Ainda sobre sermos discípulos missionários, como Filipe Pedroso, Zacarias e jovenzinha que passou a enxergar, há um fato peculiar, que pode revelar-se profético. Refiro-me ao famoso milagre das velas. A princípio, um sinal bobo, que não cura ou liberta ninguém, mas tão rico de significado (para não dizer mais) como todos os outros. A vela é sinal da fé, é uma chama que crepita e ilumina ao seu redor. E quando as velas se apagam, Maria as reacende. É a nossa fé, que Maria convida a guardarmos, apesar das dificuldades, e promete reacendê-las caso aconteça dos ventos do ateísmo, do ódio, do relativismo, do hedonismo ou da heresia investirem contra ela. E é por isso que a imagem permanece em nosso meio. Maria quer que guardemos a Fé em cristo enquanto o Velho Mundo se perde em meio às ideologias que criou. Talvez para que levemos de volta a eles, como eles trouxeram a nós.


E se tratando de ventos turbulentos, houveram muitos que investiram contra a imagem de Aparecida. Desde o pastor da Universal que a chutou até o incidente de 1978, em que Rogério Marcos quebrou a imagem em pedaços. Mas mesmo assim Nossa Senhora mostrou-se ainda presente diante das tribulações. O próprio caso de Rogério Marcos, onde houve no exato momento um pique de energia em toda cidade, o que relembra o episódio das velas e toda sua mensagem. Entretanto, é a história da queda do cavalo que se faz digna de menção. Quando o homem que persegue a Virgem se põe a entrar de cavalo na Igreja, o casco do cavalo fica colado na pedra (onde as marcas permanecem até hoje) e ele cai por terra.

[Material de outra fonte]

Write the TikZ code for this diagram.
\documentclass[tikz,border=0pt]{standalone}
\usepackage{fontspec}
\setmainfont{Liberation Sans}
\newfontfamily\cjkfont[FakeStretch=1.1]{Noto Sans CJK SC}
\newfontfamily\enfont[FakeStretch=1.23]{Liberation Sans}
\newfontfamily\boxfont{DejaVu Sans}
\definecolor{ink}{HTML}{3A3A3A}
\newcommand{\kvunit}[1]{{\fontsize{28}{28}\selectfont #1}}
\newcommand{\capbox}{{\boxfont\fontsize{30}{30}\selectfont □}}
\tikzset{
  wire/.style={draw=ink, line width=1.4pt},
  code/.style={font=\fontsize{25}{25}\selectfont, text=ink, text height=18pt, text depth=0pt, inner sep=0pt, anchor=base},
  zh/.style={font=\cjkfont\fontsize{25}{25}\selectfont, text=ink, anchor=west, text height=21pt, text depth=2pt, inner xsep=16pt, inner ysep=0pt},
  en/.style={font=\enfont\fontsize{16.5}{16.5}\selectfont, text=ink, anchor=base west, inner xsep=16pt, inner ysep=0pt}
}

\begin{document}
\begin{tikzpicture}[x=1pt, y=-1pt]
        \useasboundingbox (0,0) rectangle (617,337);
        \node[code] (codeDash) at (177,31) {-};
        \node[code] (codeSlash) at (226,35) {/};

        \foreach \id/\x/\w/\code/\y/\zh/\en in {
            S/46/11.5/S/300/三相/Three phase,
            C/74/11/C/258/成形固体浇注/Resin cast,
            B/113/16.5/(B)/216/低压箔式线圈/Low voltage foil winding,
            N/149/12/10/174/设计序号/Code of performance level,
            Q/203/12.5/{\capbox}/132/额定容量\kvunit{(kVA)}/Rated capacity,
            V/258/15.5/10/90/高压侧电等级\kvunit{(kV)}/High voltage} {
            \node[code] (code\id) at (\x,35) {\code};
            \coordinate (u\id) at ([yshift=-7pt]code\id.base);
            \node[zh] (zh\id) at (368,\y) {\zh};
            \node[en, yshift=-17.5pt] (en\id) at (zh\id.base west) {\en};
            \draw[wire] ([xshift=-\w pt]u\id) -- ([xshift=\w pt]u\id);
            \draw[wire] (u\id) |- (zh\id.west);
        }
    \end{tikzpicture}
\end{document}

Há aqui mais uma semelhança às páginas da Sagrada Escritura. Dessa vez é o início do capítulo nono do livro dos Atos dos Apóstolos, onde Saulo cai por terra enquanto ia perseguir os cristãos em Damasco. Não sabemos se havia um cavalo ou não (embora faz sentido que um nobre como ele fizesse uma viagem tão longa e importante a cavalo), mas Saulo cai e é interrogado por Cristo. Perseguir a Igreja é perseguir Cristo, o jovem judeu se levanta e depois se torna o grande apóstolo São Paulo. Com este milagre, vemos mais uma vez o chamado a sermos discípulos missionários, mas também a confortante certeza de que perseguir os discípulos de Cristo, e Maria é a primeira deles, é perseguir a Cristo, que é Deus.

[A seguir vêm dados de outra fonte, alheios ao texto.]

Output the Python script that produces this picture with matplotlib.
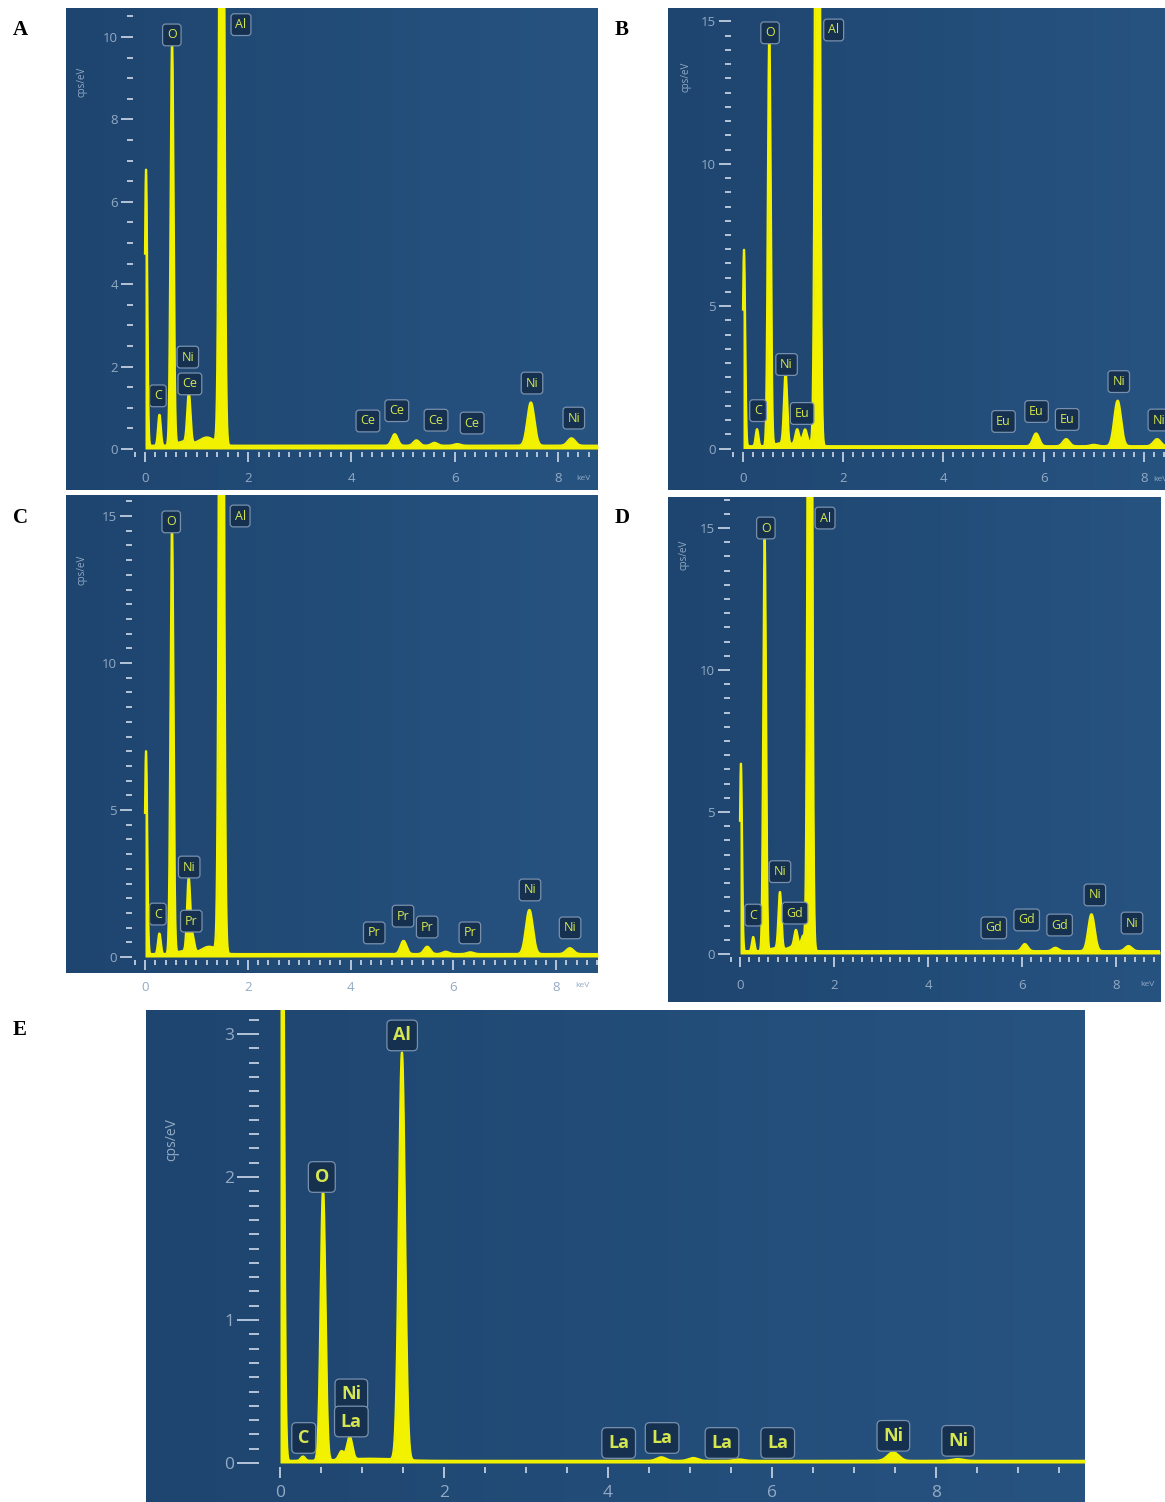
import numpy as np
import matplotlib
matplotlib.use('Agg')
import matplotlib.pyplot as plt
from matplotlib.colors import LinearSegmentedColormap
from matplotlib.ticker import FixedLocator

# ---- EDS spectra, values (keV, cps/eV)
# panel A (Ce)
a_peak_kev = [0.02, 0.28, 0.525, 0.85, 1.487, 4.84, 5.26, 5.61, 6.05, 7.478, 8.265]
a_peak_cps = [6.7, 0.75, 9.8, 1.2, 30.0, 0.28, 0.13, 0.07, 0.04, 1.05, 0.18]
a_floor = 0.08
a_bump_kev = [0.75, 1.2]
a_bump_cps = [0.1, 0.2]
a_bump_w = [0.12, 0.15]
a_lab_txt = ['C', 'O', 'Al', 'Ni', 'Ce', 'Ce', 'Ce', 'Ce', 'Ce', 'Ni', 'Ni']
a_lab_kev = [0.25, 0.52, 1.86, 0.83, 0.87, 4.32, 4.88, 5.64, 6.34, 7.5, 8.31]
a_lab_cps = [1.29, 10.05, 10.3, 2.23, 1.58, 0.68, 0.93, 0.7, 0.63, 1.6, 0.75]
a_yticks = [0, 2, 4, 6, 8, 10]

# panel B (Eu)
b_peak_kev = [0.02, 0.28, 0.525, 0.85, 1.08, 1.24, 1.487, 5.85, 6.45, 7.0, 7.478, 8.265]
b_peak_cps = [6.9, 0.6, 14.5, 2.5, 0.45, 0.4, 45.0, 0.45, 0.25, 0.05, 1.6, 0.25]
b_floor = 0.08
b_bump_kev = [0.75, 1.2]
b_bump_cps = [0.1, 0.2]
b_bump_w = [0.12, 0.15]
b_lab_txt = ['C', 'O', 'Al', 'Ni', 'Eu', 'Eu', 'Eu', 'Eu', 'Ni', 'Ni']
b_lab_kev = [0.3, 0.54, 1.81, 0.87, 1.18, 5.2, 5.86, 6.47, 7.5, 8.3]
b_lab_cps = [1.33, 14.6, 14.7, 2.95, 1.23, 0.95, 1.3, 1.02, 2.35, 1.0]
b_yticks = [0, 5, 10, 15]

# panel C (Pr)
c_peak_kev = [0.02, 0.28, 0.525, 0.85, 0.93, 1.487, 5.03, 5.49, 5.85, 6.33, 7.478, 8.265]
c_peak_cps = [6.9, 0.7, 14.6, 2.5, 0.5, 45.0, 0.45, 0.25, 0.08, 0.06, 1.5, 0.2]
c_floor = 0.1
c_bump_kev = [0.75, 1.25]
c_bump_cps = [0.1, 0.25]
c_bump_w = [0.12, 0.15]
c_lab_txt = ['C', 'O', 'Al', 'Ni', 'Pr', 'Pr', 'Pr', 'Pr', 'Pr', 'Ni', 'Ni']
c_lab_kev = [0.25, 0.51, 1.85, 0.86, 0.9, 4.46, 5.02, 5.49, 6.32, 7.49, 8.27]
c_lab_cps = [1.46, 14.8, 15.0, 3.06, 1.22, 0.82, 1.39, 1.02, 0.82, 2.28, 0.99]
c_yticks = [0, 5, 10, 15]

# panel D (Gd)
d_peak_kev = [0.02, 0.28, 0.525, 0.85, 1.19, 1.34, 1.487, 6.06, 6.71, 7.478, 8.265]
d_peak_cps = [6.6, 0.5, 14.5, 2.0, 0.55, 0.4, 45.0, 0.25, 0.12, 1.3, 0.18]
d_floor = 0.1
d_bump_kev = [0.75, 1.2]
d_bump_cps = [0.1, 0.2]
d_bump_w = [0.12, 0.15]
d_lab_txt = ['C', 'O', 'Al', 'Ni', 'Gd', 'Gd', 'Gd', 'Gd', 'Ni', 'Ni']
d_lab_kev = [0.28, 0.55, 1.81, 0.85, 1.17, 5.4, 6.1, 6.8, 7.55, 8.34]
d_lab_cps = [1.37, 15.0, 15.35, 2.9, 1.44, 0.92, 1.2, 1.02, 2.08, 1.09]
d_yticks = [0, 5, 10, 15]

# panel E (La)
e_peak_kev = [0.02, 0.28, 0.525, 0.75, 0.85, 1.487, 4.65, 5.04, 5.6, 7.478, 8.265]
e_peak_cps = [6.0, 0.03, 1.9, 0.06, 0.16, 2.85, 0.025, 0.02, 0.01, 0.06, 0.012]
e_floor = 0.015
e_bump_kev = [1.1]
e_bump_cps = [0.015]
e_bump_w = [0.3]
e_lab_txt = ['C', 'O', 'Al', 'Ni', 'La', 'La', 'La', 'La', 'La', 'Ni', 'Ni']
e_lab_kev = [0.29, 0.51, 1.49, 0.87, 0.87, 4.13, 4.66, 5.39, 6.07, 7.48, 8.27]
e_lab_cps = [0.175, 2.0, 2.99, 0.48, 0.29, 0.14, 0.175, 0.14, 0.14, 0.19, 0.155]
e_yticks = [0, 1, 2, 3]

data = {
    'A': (a_peak_kev, a_peak_cps, a_floor, a_bump_kev, a_bump_cps, a_bump_w, a_lab_txt, a_lab_kev, a_lab_cps, a_yticks),
    'B': (b_peak_kev, b_peak_cps, b_floor, b_bump_kev, b_bump_cps, b_bump_w, b_lab_txt, b_lab_kev, b_lab_cps, b_yticks),
    'C': (c_peak_kev, c_peak_cps, c_floor, c_bump_kev, c_bump_cps, c_bump_w, c_lab_txt, c_lab_kev, c_lab_cps, c_yticks),
    'D': (d_peak_kev, d_peak_cps, d_floor, d_bump_kev, d_bump_cps, d_bump_w, d_lab_txt, d_lab_kev, d_lab_cps, d_yticks),
    'E': (e_peak_kev, e_peak_cps, e_floor, e_bump_kev, e_bump_cps, e_bump_w, e_lab_txt, e_lab_kev, e_lab_cps, e_yticks),
}

# ---- layout in pixels (top-left origin)
# frame box, keV 0 px, px per keV, cps 0 px, px per cps, y-tick column px, x-tick row px
layout = {
    'A': dict(frame=(66, 8, 598, 490), x0=145, ppk=51.6, y0=449, ppu=41.2, ysp=133, xsp=452, ymin=0.5, xmin=0.2, xpad=7.5),
    'B': dict(frame=(668, 8, 1165, 490), x0=743, ppk=50.1, y0=448.5, ppu=28.47, ysp=731, xsp=452, ymin=0.5, xmin=0.2, xpad=7.5),
    'C': dict(frame=(66, 495, 598, 973), x0=145, ppk=51.4, y0=957, ppu=29.4, ysp=132, xsp=960, ymin=0.5, xmin=0.2, xpad=8),
    'D': dict(frame=(668, 497, 1160, 1002), x0=740, ppk=47.0, y0=954, ppu=28.4, ysp=730, xsp=957, ymin=0.5, xmin=0.2, xpad=9),
    'E': dict(frame=(146, 1010, 1085, 1502), x0=280, ppk=82.0, y0=1463, ppu=143.0, ysp=259, xsp=1467, ymin=0.1, xmin=0.5, xpad=5),
}
cps_pos = {'A': (82, 82), 'B': (686, 77), 'C': (82, 570), 'D': (684, 555), 'E': (172, 1140)}
kev_pos = {'A': (583, 479), 'B': (1160, 480), 'C': (582, 986), 'D': (1147, 985)}
letter_pos = {'A': (20, 30), 'B': (622, 30), 'C': (20, 518), 'D': (622, 518), 'E': (20, 1030)}

W, H = 1165, 1502
fig = plt.figure(figsize=(W / 100, H / 100), dpi=100)
fig.patch.set_facecolor('white')

bg_cmap = LinearSegmentedColormap.from_list('aztec', ['#1e456f', '#275381'])
yellow = '#f2f200'
tick_c = '#b5c5d8'
lab_c = '#93aac4'

for key in ['A', 'B', 'C', 'D', 'E']:
    pk_kev, pk_cps, floor, bm_kev, bm_cps, bm_w, l_txt, l_kev, l_cps, yticks = data[key]
    L = layout[key]
    fx0, fy0, fx1, fy1 = L['frame']
    big = key == 'E'

    ax = fig.add_axes([fx0 / W, 1 - fy1 / H, (fx1 - fx0) / W, (fy1 - fy0) / H])
    ax.imshow(np.linspace(0, 1, 256)[None, :], cmap=bg_cmap, extent=[0, 1, 0, 1],
              transform=ax.transAxes, aspect='auto', zorder=0, interpolation='bicubic')

    xlo = (fx0 - L['x0']) / L['ppk']
    xhi = (fx1 - L['x0']) / L['ppk']
    ylo = (L['y0'] - fy1) / L['ppu']
    yhi = (L['y0'] - fy0) / L['ppu']

    # spectrum built from the peak table (detector resolution sets widths)
    kev = np.arange(0, xhi, 0.002)
    cps = np.full_like(kev, floor)
    for e, h in zip(pk_kev, pk_cps):
        sig = np.sqrt(0.0030 + 0.0030 * e) / 2.355
        cps += h * np.exp(-0.5 * ((kev - e) / sig) ** 2)
    for e, h, w in zip(bm_kev, bm_cps, bm_w):
        cps += h * np.exp(-0.5 * ((kev - e) / w) ** 2)
    ax.fill_between(kev, 0, cps, color=yellow, lw=0, zorder=3)
    ax.plot(kev, cps, color=yellow, lw=1.6, zorder=3)

    # element markers
    fs = 13 if big else 9
    for t, e, c in zip(l_txt, l_kev, l_cps):
        ax.text(e, c, t, ha='center', va='center', fontsize=fs, color='#d6e650',
                fontweight='bold' if big else 'normal', family='Open Sans', zorder=6,
                bbox=dict(boxstyle='round,pad=0.35,rounding_size=0.25', fc='#15314f',
                          ec='#7890ad', lw=0.9))

    ax.set_xlim(xlo, xhi)
    ax.set_ylim(ylo, yhi)
    ax.set_autoscale_on(False)

    # axes: only the tick columns are drawn
    for s in ax.spines.values():
        s.set_color('none')
    ax.spines['left'].set_position(('data', (L['ysp'] - L['x0']) / L['ppk']))
    ax.spines['bottom'].set_position(('data', (L['y0'] - L['xsp']) / L['ppu']))
    ax.yaxis.set_major_locator(FixedLocator(yticks))
    ax.yaxis.set_minor_locator(FixedLocator(np.arange(0, yhi, L['ymin'])))
    ax.xaxis.set_major_locator(FixedLocator([0, 2, 4, 6, 8]))
    if big:
        ax.xaxis.set_minor_locator(FixedLocator(np.arange(0.5, 9.6, L['xmin'])))
    else:
        ax.xaxis.set_minor_locator(FixedLocator(np.arange(-0.2, xhi, L['xmin'])))

    tl = 12.5 if big else 9.5
    ax.tick_params(axis='y', which='major', length=16 if big else 9, width=1.4, color=tick_c,
                   labelcolor=lab_c, labelsize=tl, pad=2)
    ax.tick_params(axis='y', which='minor', length=7 if big else 4, width=1.4, color=tick_c)
    ax.tick_params(axis='x', which='major', length=8 if big else 7, width=1.4, color=tick_c,
                   labelcolor=lab_c, labelsize=tl, pad=L['xpad'])
    ax.tick_params(axis='x', which='minor', length=4 if big else 3.5, width=1.4, color=tick_c)
    for lab in ax.get_xticklabels() + ax.get_yticklabels():
        lab.set_family('Open Sans')

    # axis captions
    cx, cy = cps_pos[key]
    fig.text(cx / W, 1 - cy / H, 'cps/eV', rotation=90, ha='center', va='center',
             fontsize=10 if big else 7, color=lab_c, family='Open Sans')
    if key in kev_pos:
        kx, ky = kev_pos[key]
        fig.text(kx / W, 1 - ky / H, 'keV', ha='center', va='center', fontsize=6,
                 color=lab_c, family='Open Sans')

    lx, ly = letter_pos[key]
    fig.text(lx / W, 1 - ly / H, key, ha='center', va='center', fontsize=15,
             fontweight='bold', family='Liberation Serif', color='black')

fig.savefig('out.png', dpi=100, facecolor='white')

Entretanto, são inúmeros os milagres realizados pela mediação de Nossa Senhora Aparecida, os sinais de seus milagres decoram a enorme sala conhecido como “casa dos milagres”, onde milhares de devotos deixaram lembranças de graças alcançadas: curas, resoluções de conflitos, resgates, edificações e bênçãos. Cabe lembrar que são apenas algumas graças que ali se imortalizam, há muitos outros milagres que ficam em segredo.


Fazendo mais um paralelo com os Evangelhos, podemos dizer que são tantas as graças que se fossem transcritas, não caberiam no mundo os livros que conteriam as bênçãos da Mãe de Deus aos seus filhos. E ela o faz para que seus filhos vejam e acreditem que Jesus é o Senhor, e para que o glorifiquem e o anunciem aos demais. Faz isso hoje como fez nas Bodas em Caná.

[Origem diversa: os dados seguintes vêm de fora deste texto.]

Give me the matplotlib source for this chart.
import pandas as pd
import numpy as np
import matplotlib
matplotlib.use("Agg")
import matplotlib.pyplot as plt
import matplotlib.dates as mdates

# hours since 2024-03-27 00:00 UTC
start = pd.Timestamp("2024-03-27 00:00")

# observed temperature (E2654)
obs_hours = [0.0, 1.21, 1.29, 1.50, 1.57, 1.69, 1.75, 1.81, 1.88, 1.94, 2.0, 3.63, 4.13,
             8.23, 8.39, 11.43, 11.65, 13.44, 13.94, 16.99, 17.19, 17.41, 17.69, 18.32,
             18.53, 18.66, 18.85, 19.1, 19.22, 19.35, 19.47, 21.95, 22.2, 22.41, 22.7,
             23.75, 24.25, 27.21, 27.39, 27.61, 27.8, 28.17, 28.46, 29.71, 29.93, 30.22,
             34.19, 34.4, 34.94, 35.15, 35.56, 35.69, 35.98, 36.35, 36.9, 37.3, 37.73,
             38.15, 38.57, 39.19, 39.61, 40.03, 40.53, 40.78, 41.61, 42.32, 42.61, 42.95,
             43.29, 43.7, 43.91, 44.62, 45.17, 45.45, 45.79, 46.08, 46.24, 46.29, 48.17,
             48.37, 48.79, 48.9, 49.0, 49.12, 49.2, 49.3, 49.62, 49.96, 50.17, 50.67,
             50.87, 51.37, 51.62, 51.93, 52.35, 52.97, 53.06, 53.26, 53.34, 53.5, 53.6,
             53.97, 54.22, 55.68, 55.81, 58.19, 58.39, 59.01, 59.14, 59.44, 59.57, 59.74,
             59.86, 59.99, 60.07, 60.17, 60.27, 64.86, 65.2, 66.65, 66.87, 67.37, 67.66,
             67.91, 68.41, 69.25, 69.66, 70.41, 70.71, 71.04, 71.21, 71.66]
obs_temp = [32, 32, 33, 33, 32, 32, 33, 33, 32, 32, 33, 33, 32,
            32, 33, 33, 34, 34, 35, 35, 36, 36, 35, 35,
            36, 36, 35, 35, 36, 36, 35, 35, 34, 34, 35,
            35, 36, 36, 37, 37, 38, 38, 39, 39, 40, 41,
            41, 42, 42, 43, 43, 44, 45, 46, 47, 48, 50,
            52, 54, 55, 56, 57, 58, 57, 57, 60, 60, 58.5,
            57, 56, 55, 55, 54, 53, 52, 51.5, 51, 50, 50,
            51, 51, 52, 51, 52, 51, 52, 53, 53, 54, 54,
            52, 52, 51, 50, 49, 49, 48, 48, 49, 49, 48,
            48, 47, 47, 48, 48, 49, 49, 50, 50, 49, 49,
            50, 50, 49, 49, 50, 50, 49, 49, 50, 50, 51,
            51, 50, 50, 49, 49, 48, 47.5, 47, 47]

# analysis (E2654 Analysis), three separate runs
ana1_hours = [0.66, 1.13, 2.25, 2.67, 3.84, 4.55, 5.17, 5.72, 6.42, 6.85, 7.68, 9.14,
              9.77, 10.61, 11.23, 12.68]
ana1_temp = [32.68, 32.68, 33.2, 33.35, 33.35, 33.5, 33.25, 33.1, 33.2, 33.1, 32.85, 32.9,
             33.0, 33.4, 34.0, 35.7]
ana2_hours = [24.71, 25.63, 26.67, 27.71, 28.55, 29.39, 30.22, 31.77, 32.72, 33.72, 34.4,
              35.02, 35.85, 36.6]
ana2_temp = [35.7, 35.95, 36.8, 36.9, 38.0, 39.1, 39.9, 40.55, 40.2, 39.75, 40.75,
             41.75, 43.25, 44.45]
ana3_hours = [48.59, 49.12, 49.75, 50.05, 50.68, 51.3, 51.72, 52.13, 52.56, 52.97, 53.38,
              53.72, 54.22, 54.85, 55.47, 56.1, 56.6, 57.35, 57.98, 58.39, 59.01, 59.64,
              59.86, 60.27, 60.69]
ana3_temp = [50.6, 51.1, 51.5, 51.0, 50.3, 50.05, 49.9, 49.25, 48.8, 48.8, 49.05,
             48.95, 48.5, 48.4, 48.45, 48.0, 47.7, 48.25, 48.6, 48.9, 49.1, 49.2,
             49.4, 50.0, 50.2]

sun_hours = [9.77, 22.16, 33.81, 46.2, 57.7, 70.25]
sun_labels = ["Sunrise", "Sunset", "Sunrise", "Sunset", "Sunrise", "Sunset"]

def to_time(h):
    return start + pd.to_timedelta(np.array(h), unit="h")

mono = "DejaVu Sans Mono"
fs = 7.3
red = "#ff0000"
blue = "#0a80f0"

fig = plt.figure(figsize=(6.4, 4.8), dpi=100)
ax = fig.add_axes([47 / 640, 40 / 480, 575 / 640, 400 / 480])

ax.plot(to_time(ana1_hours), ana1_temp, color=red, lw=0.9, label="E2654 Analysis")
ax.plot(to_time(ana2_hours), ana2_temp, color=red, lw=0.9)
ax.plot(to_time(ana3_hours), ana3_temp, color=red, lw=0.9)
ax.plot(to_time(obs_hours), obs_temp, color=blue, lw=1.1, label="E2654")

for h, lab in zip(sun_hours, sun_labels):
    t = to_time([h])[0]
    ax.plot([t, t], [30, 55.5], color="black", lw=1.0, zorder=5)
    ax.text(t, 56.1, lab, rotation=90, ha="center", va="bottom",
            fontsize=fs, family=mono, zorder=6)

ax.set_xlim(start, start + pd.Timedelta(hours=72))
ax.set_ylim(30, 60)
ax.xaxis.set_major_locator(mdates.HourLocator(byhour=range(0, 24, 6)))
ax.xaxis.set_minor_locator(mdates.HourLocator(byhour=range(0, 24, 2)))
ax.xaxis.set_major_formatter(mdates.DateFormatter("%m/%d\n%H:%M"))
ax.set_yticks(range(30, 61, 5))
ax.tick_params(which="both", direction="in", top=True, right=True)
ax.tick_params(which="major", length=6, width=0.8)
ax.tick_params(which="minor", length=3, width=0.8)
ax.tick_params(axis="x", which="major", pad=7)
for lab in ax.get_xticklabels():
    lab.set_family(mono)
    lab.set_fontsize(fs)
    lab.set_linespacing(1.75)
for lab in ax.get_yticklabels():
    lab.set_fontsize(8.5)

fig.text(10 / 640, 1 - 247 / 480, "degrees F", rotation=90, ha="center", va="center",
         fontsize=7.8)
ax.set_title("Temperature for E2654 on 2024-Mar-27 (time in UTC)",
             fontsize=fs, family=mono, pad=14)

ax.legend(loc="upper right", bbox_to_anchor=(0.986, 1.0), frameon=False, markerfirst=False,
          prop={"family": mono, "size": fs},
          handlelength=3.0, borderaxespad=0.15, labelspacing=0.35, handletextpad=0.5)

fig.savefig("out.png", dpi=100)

Nossa Senhora da Conceição Aparecida tornou-se pois a mãe de todo brasileiro e brasileira. Uma mãezinha que acolhe cada um que traz uma história cheia de feridas e alegrias, envolve a todos, por mais simples que sejam, no seu manto anil triangular e aponta à missão de anunciar a Boa Nova aos povos. Ela se faz sempre presente e tem muito a dar e ensinar a qualquer devoto que lhe recorrer. E são muitíssimos os que a visitam no Santuário Nacional e saem de lá tocados pela graça de Deus.


Essa é a mensagem da Senhora Aparecida, mãe de Deus e nossa: colocar-se ao nosso lado, consolar-nos e dar-nos o exemplo de discípulos missionários. Ser verdadeira escola da fé ao povo brasileiro. Mas há ainda uma outra mensagem discreta que passa despercebida por muitos. Nossa Senhora Aparecida não aparece em prantos como em Salete, nem com palavras duras como em Fátima, antes disso, se notar bem, verá que a imagem, embora singela, mostra uma covinha. Nossa Senhora sorri e ensina a alegria do Evangelho ao povo que aprendeu a rir das próprias misérias.